A delicious and healthy meal filled with creamy spinach and mushrooms in a tender spaghetti squash.
Prep Time 15 minutes
Cook Time 45 minutes
Total Time 1 hour
Servings: 4 servings
Course: Main Course
Cuisine: Healthy, Vegetarian
Calories: 300

Ingredients
  

For the Squash
  • 1 medium medium spaghetti squash
  • 2 tablespoons olive oil for drizzling
For the Filling
  • 1 cup mushrooms, diced
  • 2 cups fresh spinach, chopped
  • 3 cloves garlic, minced
  • 1/2 cup cream cheese, softened
  • 1/4 cup grated Parmesan cheese
  • 1/2 teaspoon salt
  • 1/4 teaspoon black pepper
  • 1 teaspoon Italian seasoning
  • 1/4 teaspoon red pepper flakes (optional) for added spiciness
  • Fresh parsley for garnish

Method
 

Preparation
  1. Preheat your oven to 400°F (200°C).
  2. Cut the spaghetti squash in half lengthwise, scoop out the seeds, drizzle the inside with olive oil, and sprinkle with salt and pepper.
Roasting
  1. Place the squash cut side down on a baking sheet lined with parchment paper and roast for 30-35 minutes until fork-tender.
Vegetable Filling
  1. While the squash is roasting, heat olive oil in a skillet over medium heat.
  2. Add the diced mushrooms and cook for 5-7 minutes until browned.
  3. Include the minced garlic and sauté for another minute until fragrant.
  4. Add the chopped spinach and cook until wilted.
Mixing the Filling
  1. In a bowl, combine the sautéed vegetables with cream cheese, Parmesan cheese, salt, pepper, Italian seasoning, and optional red pepper flakes.
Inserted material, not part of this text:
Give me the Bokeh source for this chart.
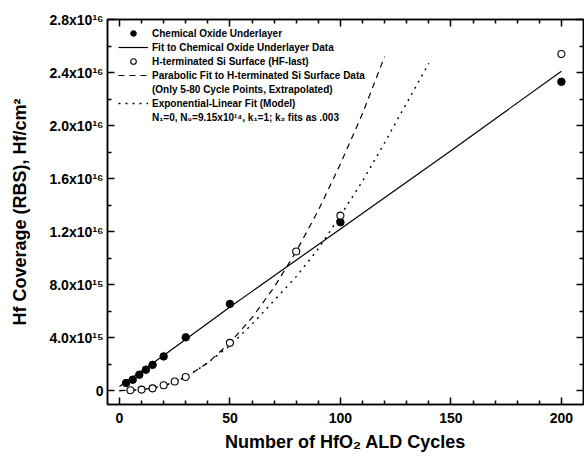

Mix thoroughly until combined.
Stuffing the Squash
  1. Once the squash is done roasting, fluff the flesh slightly with a fork. Turn the halves cut side up and fill each half generously with the creamy filling.
Final Bake
  1. Return the stuffed spaghetti squash to the oven and bake for an additional 10-15 minutes to heat through.

Notes

Serve the dish warm, garnished with fresh parsley. It pairs well with a simple salad or crusty bread. Leftovers can be stored in an airtight container in the refrigerator for up to 3 days.